In this "crisp, engaging, and very smart" (The New York Times Book
Review) work, The Washington Post's Pulitzer Prize-winning book
critic digs into books of the Trump era and finds that our response
to this presidency often reflects the same polarization,
contradictions, and resentments that made it possible. It is an
irony of our age that a man who rarely reads has unleashed an
onslaught of books about his tenure and his time. Dissections of
the white working class. Manifestos of political resistance. Works
on identity, gender, and migration. Memoirs on race and protest.

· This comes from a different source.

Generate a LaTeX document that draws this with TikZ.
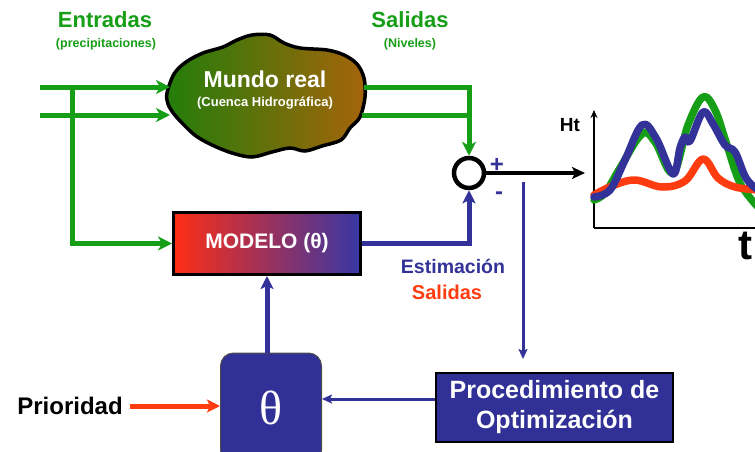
\documentclass[tikz,border=0pt]{standalone}
\usepackage{fontspec}
\setmainfont{Liberation Sans}
\newfontfamily\serifgreek{Liberation Serif}
\usetikzlibrary{arrows.meta}
\definecolor{cgreen}{RGB}{22,158,22}
\definecolor{cblue}{RGB}{50,50,152}
\definecolor{cred}{RGB}{255,60,15}
\definecolor{cloudL}{RGB}{35,125,10}
\definecolor{cloudR}{RGB}{165,100,10}
\definecolor{modL}{RGB}{255,45,20}
\definecolor{modR}{RGB}{55,55,165}
\definecolor{boxblue}{RGB}{48,48,150}
\begin{document}
\begin{tikzpicture}[x=1pt,y=-1pt,
  fsz/.style={font=\fontsize{#1}{#1}\selectfont\bfseries},
  title/.style={cgreen,fsz=22},
  subtitle/.style={cgreen,fsz=12.5},
  gline/.style={cgreen,line width=5pt},
  garrow/.style={gline,-{Stealth[length=14pt,width=14pt,inset=4pt]}},
  barrow/.style={cblue,line width=5pt,-{Stealth[length=13pt,width=13pt,inset=3pt]}},
  thinblue/.style={cblue,line width=3pt,-{Stealth[length=10pt,width=9pt,inset=2pt]}},
  redarrow/.style={cred,line width=5pt,-{Stealth[length=13pt,width=13pt,inset=3pt]}},
  curve/.style={line width=7.5pt,line cap=round,line join=round}
]
\useasboundingbox (0,0) rectangle (755,452);
\clip (0,0) rectangle (755,452);

% titles
\node[title] (entr) at (105,20) {Entradas};
\node[subtitle] (prec) at (106,44) {(precipitaciones)};
\node[title] (sal) at (410,20) {Salidas};
\node[subtitle] (niv) at (410,44) {(Niveles)};

% cloud
\path[draw=black,line width=3.5pt,left color=cloudL,right color=cloudR]
  plot[smooth cycle,tension=0.55] coordinates {(167,93) (174,74) (186,62) (203,53) (223,47) (237,40) (252,35) (270,35) (284,43) (300,48) (327,50) (344,55) (357,64) (364,78) (365,97) (360,117) (350,128) (341,140) (322,146) (305,151) (290,148) (272,152) (252,157) (232,153) (212,145) (196,136) (184,125) (174,114) (168,104)};
\node[white,fsz=23] (mundo) at (265,79) {Mundo real};
\node[white,fsz=13] (cuenca) at (265,103) {(Cuenca Hidrográfica)};

% coordinates
\coordinate (in1) at (40,87);
\coordinate (in2) at (40,115);
\coordinate (cl1) at (170,87);
\coordinate (cl2) at (170,115);
\coordinate (co1) at (364,87);
\coordinate (co2) at (362,115);
\coordinate (split) at (72,87);

% boxes
\node[draw=black,line width=3pt,left color=modL,right color=modR,
      minimum width=187pt,minimum height=62pt,text=white,fsz=21] (modelo) at (267,243.5) {MODELO (θ)};
\node[circle,draw=black,line width=4.5pt,minimum size=30pt,inner sep=0pt] (sum) at (469,173) {};
\node[fill=boxblue,draw=black,line width=1.5pt,minimum width=237pt,minimum height=69pt,
      align=center,text=white,font=\fontsize{25}{30}\selectfont\bfseries] (proc) at (554.5,407.5) {Procedimiento de\\Optimización};
\node[fill=boxblue,draw=black!70,line width=1pt,rounded corners=13pt,minimum width=101pt,minimum height=110pt,
      text=white,font=\fontsize{48}{48}\selectfont\serifgreek] (theta) at (271,408) {θ};

% green connectors
\draw[garrow] (in1) -- (cl1);
\draw[garrow] (in2) -- (cl2);
\draw[garrow] (split) |- (modelo.west);
\draw[gline] (co2) -- (co2 -| sum.north);
\draw[garrow,line join=miter] (co1) -| (sum.north);

% sum signs
\node[cblue,fsz=24,inner sep=0pt,anchor=base] (plus) at (497,172) {+};
\node[cblue,fsz=24,inner sep=0pt,anchor=base] (minus) at (499,199.5) {-};

% output arrow
\coordinate (graphL) at (585,173);
\draw[line width=3.5pt,-{Stealth[length=13pt,width=12pt,inset=3pt]}] (sum.east) -- (graphL);

% estimation
\draw[barrow,line join=miter] (modelo.east) -| (sum.south);
\node[cblue,fsz=19.5] (estim) at (453,266) {Estimación};
\node[cred,fsz=20] (salest) at (447,292) {Salidas};

% tap to optimization
\coordinate (tap) at (523,182);
\coordinate (tapEnd) at (523,359);
\draw[thinblue] (tap) -- (tapEnd);

% optimization to theta
\coordinate (optY) at (0,399);
\draw[thinblue] (proc.west |- optY) -- (theta.east |- optY);

% theta to modelo
\draw[barrow] (modelo.south |- theta.north) -- (modelo.south);

% prioridad
\node[fsz=24] (prio) at (70,406) {Prioridad};
\draw[redarrow] ([xshift=4pt]prio.east) -- (theta.west |- prio.east);

% graph
\coordinate (org) at (594,228);
\coordinate (ytop) at (594,110);
\coordinate (xend) at (760,228);
\draw[line width=2pt,-{Stealth[length=8pt,width=7pt]}] (org) -- (ytop);
\draw[line width=2pt] (org) -- (xend);
\node[fsz=19] (ht) at (570,125) {Ht};
\node[fsz=42] (tlab) at (745,246) {t};
\draw[curve,cgreen] plot[smooth,tension=0.6] coordinates {(594,200) (605,193) (620,168) (642,134) (655,142) (673,173) (688,125) (703,97) (715,110) (726,142) (740,183) (758,207)};
\draw[curve,cred] plot[smooth,tension=0.6] coordinates {(594,195) (612,186) (635,180) (662,187) (685,181) (703,159) (718,178) (735,187) (758,190)};
\draw[curve,cblue] plot[smooth,tension=0.6] coordinates {(594,197) (610,190) (625,160) (642,125) (656,138) (673,174) (680,148) (685,137) (690,141) (703,112) (713,124) (725,145) (735,152) (746,178) (758,190)};
\end{tikzpicture}
\end{document}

Revelations of White House mayhem. Warnings over the future of
conservatism, progressivism, and of American democracy itself. As a
book critic for The Washington Post, Carlos Lozada has read just
about all of them. In What Were We Thinking, he draws on some 150
recent volumes to explore how we understand ourselves in the Trump
era. Lozada's characters are not the president, his advisers, or
his antagonists but the political and cultural ideas at play--and
at stake--in America. Just as Trump's election upended the
country's political establishment, it shocked its intellectual
class. Though some of the books of the Trump era skillfully
illuminate the challenges and transformations the nation faces, too
many works are more defensive than incisive, more righteous than
right. Lozada offers a provocative argument: Whether written by
liberals or conservatives, activists or academics, true believers
or harsh critics, the books of Trump's America are vulnerable to
the same failures of imagination that gave us this presidency in
the first place. In What Were We Thinking, Lozada's selections
range from bestselling titles to little-known works, from
thoroughly reported accounts of the administration to partisan
polemics, from meditations on the fate of truth to memoirs about
enduring--or enabling--the Trump presidency. He also identifies
books that challenge entrenched assumptions and shift our vantage
points, the books that best help us make sense of this era. The
result is an "elegant yet lacerating" (The Guardian) intellectual
history of our time, a work that transcends daily headlines to
discern how we got here and how we thought here. What Were We
Thinking will help today's readers understand America, and will
help tomorrow's readers look back and understand us.